Ryan laid out the issues at the top of SIFMA’s list regarding Dodd-Frank, the “SIFMA Seven.” They are: systemic risk, resolution authority, derivatives, securitization and the credit rating agencies, capital/liquidity, Volker (Proprietary Trade and Private Equity), and the IA/BD fiduciary standard issue.

As to the fiduciary standard issue, I queried Ryan after his speech about relying on disclosures to address conflicts when a mountain of evidence suggests disclosures often don’t work. In his candid reply to my questions, Ryan was very conversant on the topic.

Ryan stated matter-of-factly that the “uniform” fiduciary standard that the Securities and Exchange Commission (SEC) is working on will not be the fiduciary standard under the Advisers Act of 1940, because, he opined, we have to have a standard that will “work for everyone.” He then spoke about recently attending a SIFMA meeting of experts on disclosures who apparently were tasked with coming up with disclosures that clients can understand.

I emailed a SIFMA spokesperson for more information on this meeting; the prompt reply stated: “We don’t discuss private meetings.”

Ryan seemed impressed with the SIFMA experts’ knowledge on the topic, and then talked about how important it is that disclosures be clear and short, and not like the “fifty pages” of disclosures in a mortgage contract. When pressed on the research concluding how often disclosures do not work, and may even be harmful, Ryan commented that short and clear disclosures should be understandable.

Putting aside for a moment the entire issue of the appropriate role for disclosures in addressing conflicts, and the fiduciary requirement to not delegate the advisor’s responsibility to a statement – regardless how clear and short – there is some potential good in what SIFMA appears to be doing.

First, SIFMA seems to acknowledge the status quo disclosure regime is ineffective.
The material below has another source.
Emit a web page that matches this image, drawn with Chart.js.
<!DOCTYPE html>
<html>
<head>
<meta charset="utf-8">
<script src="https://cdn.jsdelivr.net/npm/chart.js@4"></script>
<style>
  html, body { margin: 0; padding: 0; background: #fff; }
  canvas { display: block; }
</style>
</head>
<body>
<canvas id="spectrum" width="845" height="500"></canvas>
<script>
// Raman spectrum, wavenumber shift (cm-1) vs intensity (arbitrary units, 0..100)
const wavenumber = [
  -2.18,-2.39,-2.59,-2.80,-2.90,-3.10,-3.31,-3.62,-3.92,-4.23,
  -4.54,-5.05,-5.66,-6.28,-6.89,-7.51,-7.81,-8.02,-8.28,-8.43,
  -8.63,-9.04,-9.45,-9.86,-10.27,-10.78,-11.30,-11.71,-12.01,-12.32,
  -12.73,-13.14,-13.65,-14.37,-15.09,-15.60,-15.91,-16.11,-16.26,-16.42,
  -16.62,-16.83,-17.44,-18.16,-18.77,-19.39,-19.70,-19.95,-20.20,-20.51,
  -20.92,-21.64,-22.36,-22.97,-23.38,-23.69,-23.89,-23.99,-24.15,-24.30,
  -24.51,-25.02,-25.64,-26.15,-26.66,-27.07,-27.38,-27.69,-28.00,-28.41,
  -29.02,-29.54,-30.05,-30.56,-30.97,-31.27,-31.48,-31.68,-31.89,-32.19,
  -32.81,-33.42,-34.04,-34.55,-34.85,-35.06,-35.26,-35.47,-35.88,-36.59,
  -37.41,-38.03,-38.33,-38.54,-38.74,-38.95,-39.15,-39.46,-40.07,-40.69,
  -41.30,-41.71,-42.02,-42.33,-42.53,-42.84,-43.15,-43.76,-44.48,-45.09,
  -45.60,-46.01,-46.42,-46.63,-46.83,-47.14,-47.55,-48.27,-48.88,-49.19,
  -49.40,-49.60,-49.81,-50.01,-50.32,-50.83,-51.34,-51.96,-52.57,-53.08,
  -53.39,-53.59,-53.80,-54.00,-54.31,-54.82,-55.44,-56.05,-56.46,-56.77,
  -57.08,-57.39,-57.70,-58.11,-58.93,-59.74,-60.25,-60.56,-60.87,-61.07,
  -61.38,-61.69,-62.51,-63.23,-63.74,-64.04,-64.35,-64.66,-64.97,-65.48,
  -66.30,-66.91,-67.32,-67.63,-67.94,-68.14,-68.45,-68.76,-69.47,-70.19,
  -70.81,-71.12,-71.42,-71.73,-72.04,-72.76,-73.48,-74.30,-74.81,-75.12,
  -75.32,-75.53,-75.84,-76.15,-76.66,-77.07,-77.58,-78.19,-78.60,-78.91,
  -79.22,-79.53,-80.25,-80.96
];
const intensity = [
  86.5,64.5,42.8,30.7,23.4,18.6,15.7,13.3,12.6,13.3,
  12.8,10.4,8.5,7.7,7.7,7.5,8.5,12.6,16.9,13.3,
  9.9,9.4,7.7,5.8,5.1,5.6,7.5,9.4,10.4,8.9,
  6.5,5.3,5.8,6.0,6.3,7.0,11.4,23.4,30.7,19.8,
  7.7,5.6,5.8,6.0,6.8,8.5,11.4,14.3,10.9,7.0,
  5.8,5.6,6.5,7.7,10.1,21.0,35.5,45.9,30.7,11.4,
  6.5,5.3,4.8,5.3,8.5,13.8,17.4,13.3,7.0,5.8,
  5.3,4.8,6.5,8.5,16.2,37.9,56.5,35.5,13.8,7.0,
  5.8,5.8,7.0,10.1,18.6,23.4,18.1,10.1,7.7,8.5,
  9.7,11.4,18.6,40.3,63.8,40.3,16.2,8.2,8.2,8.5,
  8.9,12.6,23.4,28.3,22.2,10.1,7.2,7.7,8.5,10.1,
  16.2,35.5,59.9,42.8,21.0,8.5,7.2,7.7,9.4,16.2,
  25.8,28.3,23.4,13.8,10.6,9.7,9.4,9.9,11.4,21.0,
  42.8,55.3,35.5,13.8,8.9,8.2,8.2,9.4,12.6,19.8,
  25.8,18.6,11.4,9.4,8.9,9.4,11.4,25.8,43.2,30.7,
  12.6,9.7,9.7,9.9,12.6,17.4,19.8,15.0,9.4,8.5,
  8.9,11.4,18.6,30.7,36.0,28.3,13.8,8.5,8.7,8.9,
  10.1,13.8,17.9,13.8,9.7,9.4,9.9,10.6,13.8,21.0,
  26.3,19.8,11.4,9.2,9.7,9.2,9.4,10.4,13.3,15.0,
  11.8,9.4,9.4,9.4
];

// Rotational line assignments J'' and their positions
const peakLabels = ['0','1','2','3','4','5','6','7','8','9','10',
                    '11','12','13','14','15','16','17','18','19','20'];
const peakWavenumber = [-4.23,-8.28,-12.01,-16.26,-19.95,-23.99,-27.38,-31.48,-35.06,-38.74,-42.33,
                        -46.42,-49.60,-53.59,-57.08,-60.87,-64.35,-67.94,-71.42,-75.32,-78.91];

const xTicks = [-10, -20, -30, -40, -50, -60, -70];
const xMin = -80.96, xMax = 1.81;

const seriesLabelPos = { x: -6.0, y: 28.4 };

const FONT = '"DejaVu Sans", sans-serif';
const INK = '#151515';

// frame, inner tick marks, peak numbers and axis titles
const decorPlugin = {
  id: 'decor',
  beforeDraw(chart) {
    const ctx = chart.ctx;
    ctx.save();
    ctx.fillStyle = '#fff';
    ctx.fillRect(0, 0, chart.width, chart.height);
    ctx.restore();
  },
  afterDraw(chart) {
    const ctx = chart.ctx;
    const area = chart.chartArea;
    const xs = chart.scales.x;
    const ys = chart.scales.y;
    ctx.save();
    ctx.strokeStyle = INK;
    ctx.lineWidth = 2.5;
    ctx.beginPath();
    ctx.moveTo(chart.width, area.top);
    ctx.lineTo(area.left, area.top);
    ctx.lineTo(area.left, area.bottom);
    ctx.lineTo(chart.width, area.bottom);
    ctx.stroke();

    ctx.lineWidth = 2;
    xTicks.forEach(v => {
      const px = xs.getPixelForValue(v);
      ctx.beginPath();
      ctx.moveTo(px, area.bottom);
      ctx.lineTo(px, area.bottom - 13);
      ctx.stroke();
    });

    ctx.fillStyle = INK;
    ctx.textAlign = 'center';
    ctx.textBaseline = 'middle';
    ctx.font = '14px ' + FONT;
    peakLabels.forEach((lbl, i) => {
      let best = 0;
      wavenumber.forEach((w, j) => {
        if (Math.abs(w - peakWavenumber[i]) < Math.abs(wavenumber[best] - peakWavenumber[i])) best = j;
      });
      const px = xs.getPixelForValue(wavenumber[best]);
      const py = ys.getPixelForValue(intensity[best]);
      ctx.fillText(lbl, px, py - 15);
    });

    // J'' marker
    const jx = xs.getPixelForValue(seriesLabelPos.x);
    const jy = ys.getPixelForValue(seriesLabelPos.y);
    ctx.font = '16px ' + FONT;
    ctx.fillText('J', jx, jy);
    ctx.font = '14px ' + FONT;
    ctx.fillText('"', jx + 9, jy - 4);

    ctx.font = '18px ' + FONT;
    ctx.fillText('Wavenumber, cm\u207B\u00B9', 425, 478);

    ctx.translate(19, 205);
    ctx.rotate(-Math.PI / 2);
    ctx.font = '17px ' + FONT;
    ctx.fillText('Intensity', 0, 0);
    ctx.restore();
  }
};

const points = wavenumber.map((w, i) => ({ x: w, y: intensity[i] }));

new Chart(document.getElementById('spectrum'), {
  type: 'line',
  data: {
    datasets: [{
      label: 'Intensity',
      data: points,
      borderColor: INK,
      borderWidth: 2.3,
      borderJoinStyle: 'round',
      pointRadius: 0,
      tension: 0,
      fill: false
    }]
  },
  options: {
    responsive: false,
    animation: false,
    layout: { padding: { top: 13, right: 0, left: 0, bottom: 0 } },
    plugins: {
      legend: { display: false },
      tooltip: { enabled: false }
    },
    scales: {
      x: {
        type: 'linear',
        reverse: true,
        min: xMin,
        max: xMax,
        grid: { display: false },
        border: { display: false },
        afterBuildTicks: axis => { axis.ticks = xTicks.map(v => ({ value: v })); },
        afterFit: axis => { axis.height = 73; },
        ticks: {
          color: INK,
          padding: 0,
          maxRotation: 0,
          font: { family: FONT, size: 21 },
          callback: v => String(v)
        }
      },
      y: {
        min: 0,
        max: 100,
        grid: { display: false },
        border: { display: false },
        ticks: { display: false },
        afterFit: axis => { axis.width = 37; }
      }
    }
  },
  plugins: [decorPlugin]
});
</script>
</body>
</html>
This is good. Second, if SIFMA is seriously working on reengineering the disclosure regime (with outside “experts”) that may work more effectively, this is also good.
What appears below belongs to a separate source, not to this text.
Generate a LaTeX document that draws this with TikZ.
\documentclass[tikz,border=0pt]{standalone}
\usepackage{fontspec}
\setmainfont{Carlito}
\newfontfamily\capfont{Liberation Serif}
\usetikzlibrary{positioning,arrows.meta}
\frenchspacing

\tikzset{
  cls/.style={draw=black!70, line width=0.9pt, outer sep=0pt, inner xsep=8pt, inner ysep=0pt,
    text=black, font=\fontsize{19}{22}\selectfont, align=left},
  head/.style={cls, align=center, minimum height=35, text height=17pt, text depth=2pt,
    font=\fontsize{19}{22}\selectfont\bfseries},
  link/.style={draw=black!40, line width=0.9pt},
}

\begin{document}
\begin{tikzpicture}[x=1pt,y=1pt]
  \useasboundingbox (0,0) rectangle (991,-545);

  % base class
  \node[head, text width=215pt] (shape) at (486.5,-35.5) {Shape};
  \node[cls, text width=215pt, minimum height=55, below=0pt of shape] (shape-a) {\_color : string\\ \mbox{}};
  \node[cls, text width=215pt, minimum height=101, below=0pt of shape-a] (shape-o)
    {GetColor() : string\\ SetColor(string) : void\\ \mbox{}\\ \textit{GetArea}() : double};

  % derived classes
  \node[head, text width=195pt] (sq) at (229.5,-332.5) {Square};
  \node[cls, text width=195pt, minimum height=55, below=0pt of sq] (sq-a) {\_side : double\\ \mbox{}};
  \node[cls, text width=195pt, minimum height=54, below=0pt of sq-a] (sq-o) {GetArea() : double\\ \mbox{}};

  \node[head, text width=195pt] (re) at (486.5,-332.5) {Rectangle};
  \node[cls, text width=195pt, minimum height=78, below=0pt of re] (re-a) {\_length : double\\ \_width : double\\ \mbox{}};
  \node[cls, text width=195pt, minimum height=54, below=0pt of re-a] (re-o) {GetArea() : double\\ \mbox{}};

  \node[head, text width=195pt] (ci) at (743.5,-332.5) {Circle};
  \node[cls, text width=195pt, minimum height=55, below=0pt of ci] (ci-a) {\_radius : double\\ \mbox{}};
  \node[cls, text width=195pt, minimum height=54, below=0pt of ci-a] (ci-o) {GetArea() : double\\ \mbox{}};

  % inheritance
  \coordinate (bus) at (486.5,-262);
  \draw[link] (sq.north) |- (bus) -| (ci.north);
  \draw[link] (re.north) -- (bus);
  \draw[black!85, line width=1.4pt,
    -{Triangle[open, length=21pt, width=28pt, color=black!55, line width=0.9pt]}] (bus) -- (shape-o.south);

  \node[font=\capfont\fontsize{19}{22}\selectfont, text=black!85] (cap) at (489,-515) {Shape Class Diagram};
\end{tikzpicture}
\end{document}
However, these first two points will matter only if there is also a fundamental acknowledgement of investors’ – and thus disclosures’ – limits. This acknowledgement is consistent with the massive scale of investor misunderstandings regarding advisory and brokerage services that almost no one seriously questions today. It is also personified in SEC Commissioner Elisse Walter’s observation that investors should not be expected to understand the legal differences between brokers and advisors. The acknowledgement is that disclosures must be viewed as presumptively ineffective, and bare the burden of proving otherwise before being deemed appropriate. This requirement logically connects the SEC’s investor protection mission with its traditional reliance on disclosures.
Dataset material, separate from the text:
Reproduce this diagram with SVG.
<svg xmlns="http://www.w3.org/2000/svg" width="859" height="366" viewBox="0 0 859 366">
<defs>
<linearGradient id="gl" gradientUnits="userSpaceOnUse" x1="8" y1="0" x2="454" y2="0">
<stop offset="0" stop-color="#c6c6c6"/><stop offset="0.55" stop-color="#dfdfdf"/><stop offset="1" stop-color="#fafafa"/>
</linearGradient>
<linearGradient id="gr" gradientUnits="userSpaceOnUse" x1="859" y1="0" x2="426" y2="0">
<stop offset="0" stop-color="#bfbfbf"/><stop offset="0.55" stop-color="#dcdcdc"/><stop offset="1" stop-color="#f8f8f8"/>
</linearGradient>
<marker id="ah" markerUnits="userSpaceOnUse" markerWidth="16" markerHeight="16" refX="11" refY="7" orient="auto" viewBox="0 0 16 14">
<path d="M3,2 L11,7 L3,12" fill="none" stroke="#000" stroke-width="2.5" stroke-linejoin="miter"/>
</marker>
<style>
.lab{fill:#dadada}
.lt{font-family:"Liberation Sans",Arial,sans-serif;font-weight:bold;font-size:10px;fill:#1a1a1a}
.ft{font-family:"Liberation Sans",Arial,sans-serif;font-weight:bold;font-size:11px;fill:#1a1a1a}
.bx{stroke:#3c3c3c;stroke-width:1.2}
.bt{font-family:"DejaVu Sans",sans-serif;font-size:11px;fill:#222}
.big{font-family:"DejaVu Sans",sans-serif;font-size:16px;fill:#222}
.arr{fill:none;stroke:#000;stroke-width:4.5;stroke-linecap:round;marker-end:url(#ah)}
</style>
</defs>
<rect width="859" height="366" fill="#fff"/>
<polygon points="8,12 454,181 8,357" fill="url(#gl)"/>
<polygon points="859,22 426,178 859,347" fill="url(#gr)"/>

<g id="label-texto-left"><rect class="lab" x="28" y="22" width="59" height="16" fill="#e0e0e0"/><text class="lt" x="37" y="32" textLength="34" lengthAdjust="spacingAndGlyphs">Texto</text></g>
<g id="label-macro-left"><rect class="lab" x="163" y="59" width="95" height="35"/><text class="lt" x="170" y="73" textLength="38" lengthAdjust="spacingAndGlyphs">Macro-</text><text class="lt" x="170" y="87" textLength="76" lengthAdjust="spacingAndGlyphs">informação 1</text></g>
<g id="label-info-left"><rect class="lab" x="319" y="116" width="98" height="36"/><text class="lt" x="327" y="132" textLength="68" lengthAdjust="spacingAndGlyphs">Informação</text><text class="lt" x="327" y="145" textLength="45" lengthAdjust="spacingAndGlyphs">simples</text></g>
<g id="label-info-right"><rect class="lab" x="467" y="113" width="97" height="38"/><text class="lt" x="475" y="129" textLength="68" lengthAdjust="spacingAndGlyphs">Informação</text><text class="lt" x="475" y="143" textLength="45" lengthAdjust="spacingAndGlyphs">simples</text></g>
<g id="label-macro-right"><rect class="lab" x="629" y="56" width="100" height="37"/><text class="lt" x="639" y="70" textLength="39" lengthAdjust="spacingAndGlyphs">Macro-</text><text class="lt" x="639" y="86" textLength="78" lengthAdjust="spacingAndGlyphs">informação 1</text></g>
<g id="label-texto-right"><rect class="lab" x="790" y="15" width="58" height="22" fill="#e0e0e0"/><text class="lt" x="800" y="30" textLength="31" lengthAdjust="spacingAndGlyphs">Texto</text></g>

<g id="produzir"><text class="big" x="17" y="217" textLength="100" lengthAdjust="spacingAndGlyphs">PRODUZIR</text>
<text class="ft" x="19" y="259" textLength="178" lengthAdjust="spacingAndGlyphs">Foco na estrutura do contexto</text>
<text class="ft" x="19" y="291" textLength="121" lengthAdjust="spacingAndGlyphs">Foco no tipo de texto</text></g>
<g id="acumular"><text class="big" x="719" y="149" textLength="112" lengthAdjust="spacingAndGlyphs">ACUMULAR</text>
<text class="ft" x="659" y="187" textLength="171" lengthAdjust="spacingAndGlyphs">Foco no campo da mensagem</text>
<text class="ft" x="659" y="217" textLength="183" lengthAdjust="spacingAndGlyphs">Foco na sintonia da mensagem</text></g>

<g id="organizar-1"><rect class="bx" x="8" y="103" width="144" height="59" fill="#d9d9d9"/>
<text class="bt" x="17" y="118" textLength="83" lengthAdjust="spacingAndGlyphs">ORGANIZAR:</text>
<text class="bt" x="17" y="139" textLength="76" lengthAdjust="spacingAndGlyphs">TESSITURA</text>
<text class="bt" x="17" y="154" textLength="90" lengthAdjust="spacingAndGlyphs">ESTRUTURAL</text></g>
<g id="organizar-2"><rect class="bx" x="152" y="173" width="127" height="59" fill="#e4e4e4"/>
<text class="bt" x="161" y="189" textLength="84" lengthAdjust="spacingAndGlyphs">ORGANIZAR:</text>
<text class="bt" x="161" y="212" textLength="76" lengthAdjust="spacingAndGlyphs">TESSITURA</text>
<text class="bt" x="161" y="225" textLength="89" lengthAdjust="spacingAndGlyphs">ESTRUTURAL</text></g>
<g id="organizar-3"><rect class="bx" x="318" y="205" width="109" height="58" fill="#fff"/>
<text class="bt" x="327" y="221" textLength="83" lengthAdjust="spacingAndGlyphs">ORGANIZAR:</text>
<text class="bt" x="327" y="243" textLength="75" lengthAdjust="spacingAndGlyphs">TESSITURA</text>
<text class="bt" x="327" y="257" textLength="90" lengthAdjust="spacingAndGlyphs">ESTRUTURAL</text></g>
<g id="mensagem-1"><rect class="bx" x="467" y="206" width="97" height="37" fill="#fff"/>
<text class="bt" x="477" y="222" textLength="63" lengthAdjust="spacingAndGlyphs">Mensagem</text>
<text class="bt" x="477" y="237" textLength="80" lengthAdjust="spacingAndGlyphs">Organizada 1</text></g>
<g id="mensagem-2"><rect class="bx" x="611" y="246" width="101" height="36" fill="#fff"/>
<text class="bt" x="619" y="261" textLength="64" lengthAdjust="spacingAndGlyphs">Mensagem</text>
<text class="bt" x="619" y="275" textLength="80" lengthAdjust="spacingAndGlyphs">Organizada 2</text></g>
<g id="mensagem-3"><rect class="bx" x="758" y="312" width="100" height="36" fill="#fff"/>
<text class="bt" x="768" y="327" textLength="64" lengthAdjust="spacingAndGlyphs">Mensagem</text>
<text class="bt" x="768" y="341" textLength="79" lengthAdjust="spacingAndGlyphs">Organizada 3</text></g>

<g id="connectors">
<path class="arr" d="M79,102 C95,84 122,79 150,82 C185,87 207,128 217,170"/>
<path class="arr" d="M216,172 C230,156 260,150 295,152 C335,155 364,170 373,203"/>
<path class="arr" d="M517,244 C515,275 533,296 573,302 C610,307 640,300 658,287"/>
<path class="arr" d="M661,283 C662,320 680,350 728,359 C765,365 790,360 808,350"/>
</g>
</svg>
Recent opinion polling suggests there is a fundamental and unsettling change taking place in the American mind. It is that many Americans no longer believe the future will be better than the present. They question the foundation of the American dream, and have virtually no faith in Wall Street or Washington. Applying the fiduciary standard consistent with legal precedent to benefit investors can, in a small way, help reverse this larger trend. This is the only way the fiduciary standard will, as Tim Ryan says it must, “work for everyone.”